Kamis, 05 Januari 2017

Kekerasan dalam pacaran



                                                         Manusia dan Harapan

            Sudah menjadi hal yang umum sepasang manusia menjalin kasih yang dapat disebut juga dengan istilah berpacaran. Pacaran itu sendiri merupakan proses perkenalan antara dua insan manusia yang biasanya berada dalam rangkaian tahap pencarian kecocokan menuju kehidupan berkeluarga yang dikenal dengan pernikahan (menurut wikipedia). Sedangkan menurut Kamus Besar Bahasa Indonesia (Edisi Ketiga, 2002:807), pacar adalah kekasih atau teman lawan jenis yang tetap dan mempunyai hubungan berdasarkan cinta-kasih. Berpacaran adalah bercintaan; (atau) berkasih-kasihan (dengan sang pacar).
             Namun, dalam kehidupan sehari-hari terkadang kita tidak sengaja melihat suatu bentuk kekerasan dalam berpacaran. Seharusnya dalam berpacaran memberikan kenyamanan tiap pasangannya bukan malah menyakiti pasangannya. Seperti contohnya sebuah film yang saya saksikan beberapa minggu yang lalu. Tokoh-tokohnya yaitu tokoh utama diperankan oleh Melati (korban) yang mempunyai kekasih bernama Jaka (pelaku kekerasan) yang merupakan kakak dari Rena (sahabat Melati), dan Bimo yang berperan sebagai sahabat melati. Sedikit review dari film tersebut yaitu Melati mempunyai kekasih bernama Jaka. Sejak awal berpacaran semua baik-baik saja akan tetapi seiring berjalannya waktu hubungan mereka mulai tidak harmonis.
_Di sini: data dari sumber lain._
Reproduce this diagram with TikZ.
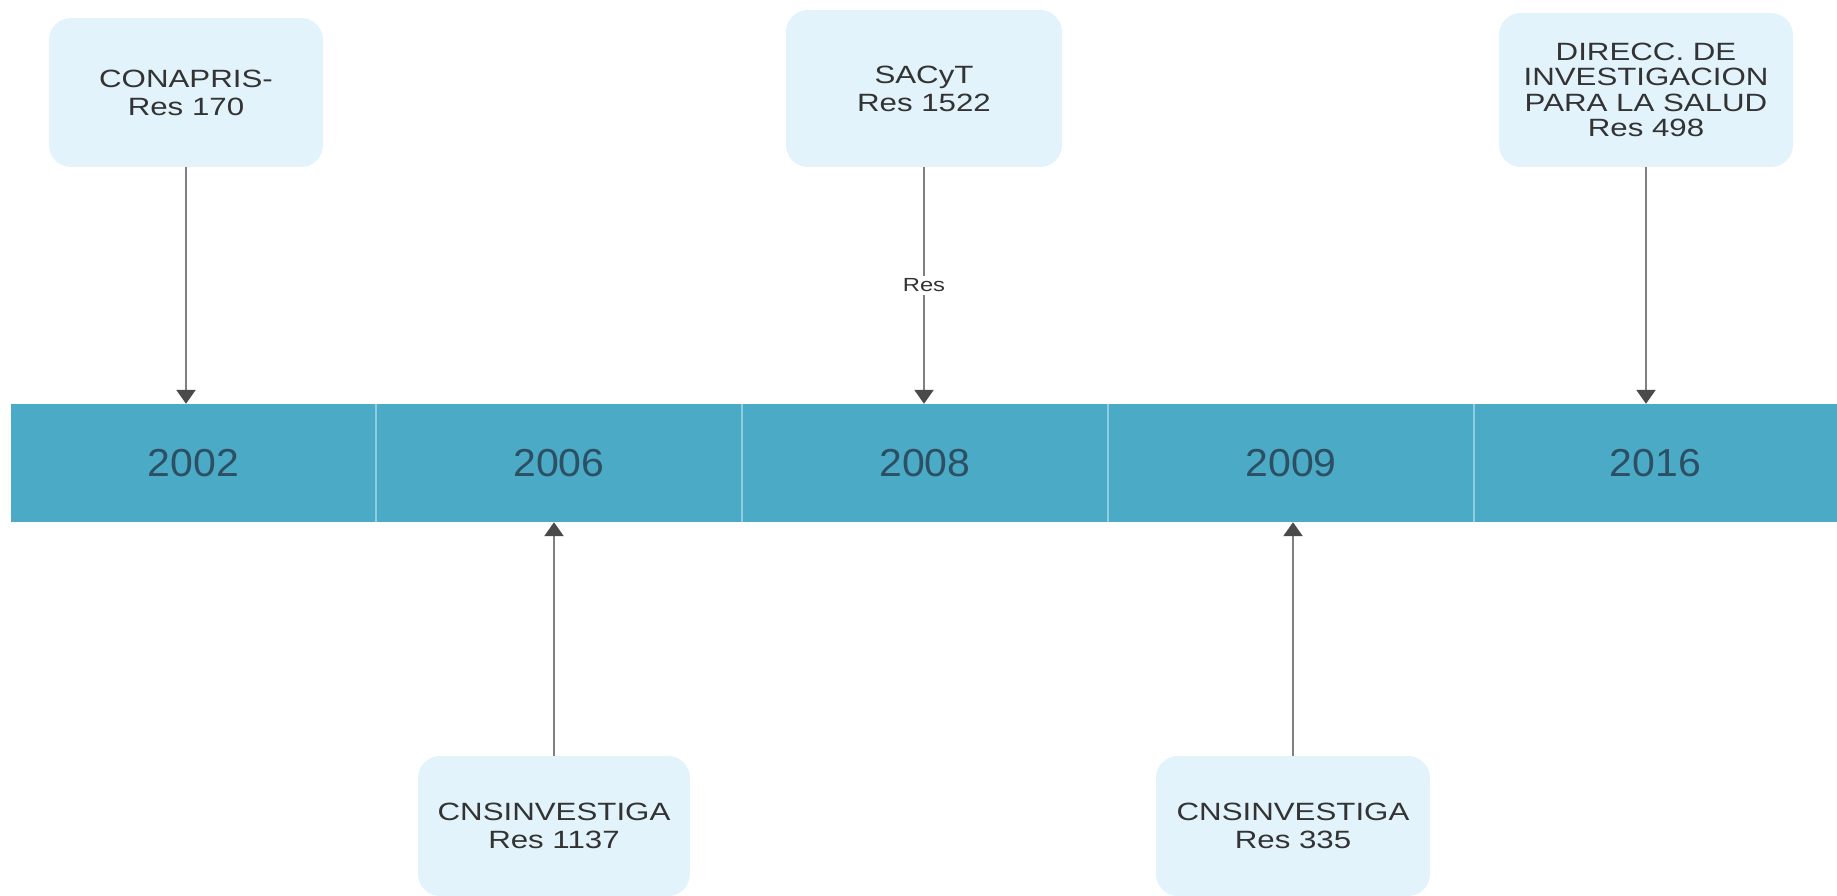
\documentclass[tikz,border=0pt]{standalone}
\usepackage{fontspec}
\setmainfont{Liberation Sans}
\newfontfamily\boxfont{Liberation Sans}[FakeStretch=1.25]
\newfontfamily\yearfont{Liberation Sans}[FakeStretch=1.05]
\usetikzlibrary{arrows.meta}
\definecolor{boxfill}{HTML}{E2F3FB}
\definecolor{barfill}{HTML}{4BAAC6}
\definecolor{divider}{HTML}{8FCDE0}
\definecolor{yeartext}{HTML}{2D4F63}
\definecolor{boxtext}{HTML}{333333}
\definecolor{linegray}{HTML}{808080}
\definecolor{tipdark}{HTML}{4A4A4A}
\tikzset{
  evbox/.style={fill=boxfill, rounded corners=22pt, inner sep=0pt, align=center,
    text=boxtext, font=\boxfont\fontsize{25}{28}\selectfont},
  seg/.style={fill=barfill, inner sep=0pt, minimum height=118pt, text=yeartext,
    font=\yearfont\fontsize{39}{44}\selectfont},
  arr/.style={draw=linegray, line width=2.5pt,
    -{Triangle[width=19pt,length=14pt,color=tipdark]}},
  reslabel/.style={fill=white, inner sep=3pt, text=boxtext,
    font=\boxfont\fontsize{19}{22}\selectfont}
}
\begin{document}
\begin{tikzpicture}[x=1pt,y=-1pt]
\useasboundingbox (0,0) rectangle (1837,896);
% timeline segments
\node[seg, minimum width=365pt] (y2002) at (193.5,463) {2002};
\node[seg, minimum width=366pt] (y2006) at (559,463) {2006};
\node[seg, minimum width=366pt] (y2008) at (925,463) {2008};
\node[seg, minimum width=366pt] (y2009) at (1291,463) {2009};
\node[seg, minimum width=363pt] (y2016) at (1655.5,463) {2016};
\draw[divider, line width=2pt] (y2002.north east) -- (y2002.south east);
\draw[divider, line width=2pt] (y2006.north east) -- (y2006.south east);
\draw[divider, line width=2pt] (y2008.north east) -- (y2008.south east);
\draw[divider, line width=2pt] (y2009.north east) -- (y2009.south east);
% event boxes
\node[evbox, minimum width=274pt, minimum height=149pt] (b1) at (186,92.5) {CONAPRIS-\\Res 170};
\node[evbox, minimum width=276pt, minimum height=157pt] (b2) at (924,88.5) {SACyT\\Res 1522};
\node[evbox, minimum width=294pt, minimum height=154pt, font=\boxfont\fontsize{25}{25.5}\selectfont] (b3) at (1646,90) {DIRECC. DE\\INVESTIGACION\\PARA LA SALUD\\Res 498};
\node[evbox, minimum width=272pt, minimum height=140pt] (b4) at (554,826) {CNSINVESTIGA\\Res 1137};
\node[evbox, minimum width=274pt, minimum height=140pt] (b5) at (1293,826) {CNSINVESTIGA\\Res 335};
% connectors
\draw[arr] (b1.south) -- (b1.south |- y2002.north);
\draw[arr] (b2.south) -- node[reslabel] (lres) {Res} (b2.south |- y2008.north);
\draw[arr] (b3.south) -- (b3.south |- y2016.north);
\draw[arr] (b4.north) -- (b4.north |- y2006.south);
\draw[arr] (b5.north) -- (b5.north |- y2009.south);
\end{tikzpicture}
\end{document}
Jaka sering mengejek dan memaksakan kehendak jika Melati tidak menuruti kemauannya bahkan terkadang Jaka melakukan kekerasan fisik seperti menjambak rambut Melati. Melati sangat mencintai Jaka lantas memafkan kesalahannya. Tidak hanya disitu, Jaka juga sering meminta uang kepada Melati. Karena Melati sudah bekerja maka ia menuruti saja kemauan Jak jika tidak Jaka akan marah-marah. Puncak kemarahan Jaka saat ia menuduh Melati berselingkuh dengan Bimo yang sebenarnya adalah sahabat Melati sendiri. Melati kemudian disiksa di dalam mobil. Dengan sekuat tenaga akhirnya ia berhasil melepaskan diri dari Jaka. Semenjak itu hubungan mereka berakhir.
            Kekerasan dalam film tersebut digambarkan dari kekerasan emosional, fisik hingga materi. Atas dasar cinta seseorang dapat menuruti kemauan pasangannya walaupun bukan hal yang baik sekalipun. Disinilah harusnya sebagai pasangan kita harus berani berkata “tidak” kepada pasangan kita sendiri. Jika pasangan terus memaksa dan melakukan kekerasan sebaiknya dilaporkan ke pihak yang berwajib agar ia tidak mempunyai kesempatan untuk melakukannya lagi. Budaya timur memperlihatkan kepada kita bagaimana hubungan sepasang kekasih saling menghormati, menyayangi pasangan tanpa menyakiti. Semua orang seharusnya saling menjaga pasangannya. Bukan melakukan kekerasan yang hanya menimbulkan masalah di kemudian hari.
           Hubungannya filem tersebut dengan tema manusia dan harapan adalah si Melati ini menaruh harapan pada pasangannya yang bernama jaka, harapan melati adalah agar pasangannya yang bernama jaka dapat merubah sifat nya yang arogan, dan lebih menghargai perempuan. Seiring berjalannya waktu harapan tersebut belum pernah terwujud sampai akhirnya si melati memilih mengakhiri hubungnya dengan jaka. Setelah hubungan mereka berakhir, jaka pun mendapat pasangan baru, akan tetapi sifat jaka belum berubah sampai akhirnya jaka pun di tuntut dan dipenjara. Atas kejadian tersebut Melati berharap jaka bisa berubah menjadi pribadi yang lebih baik dan intropeksi diri.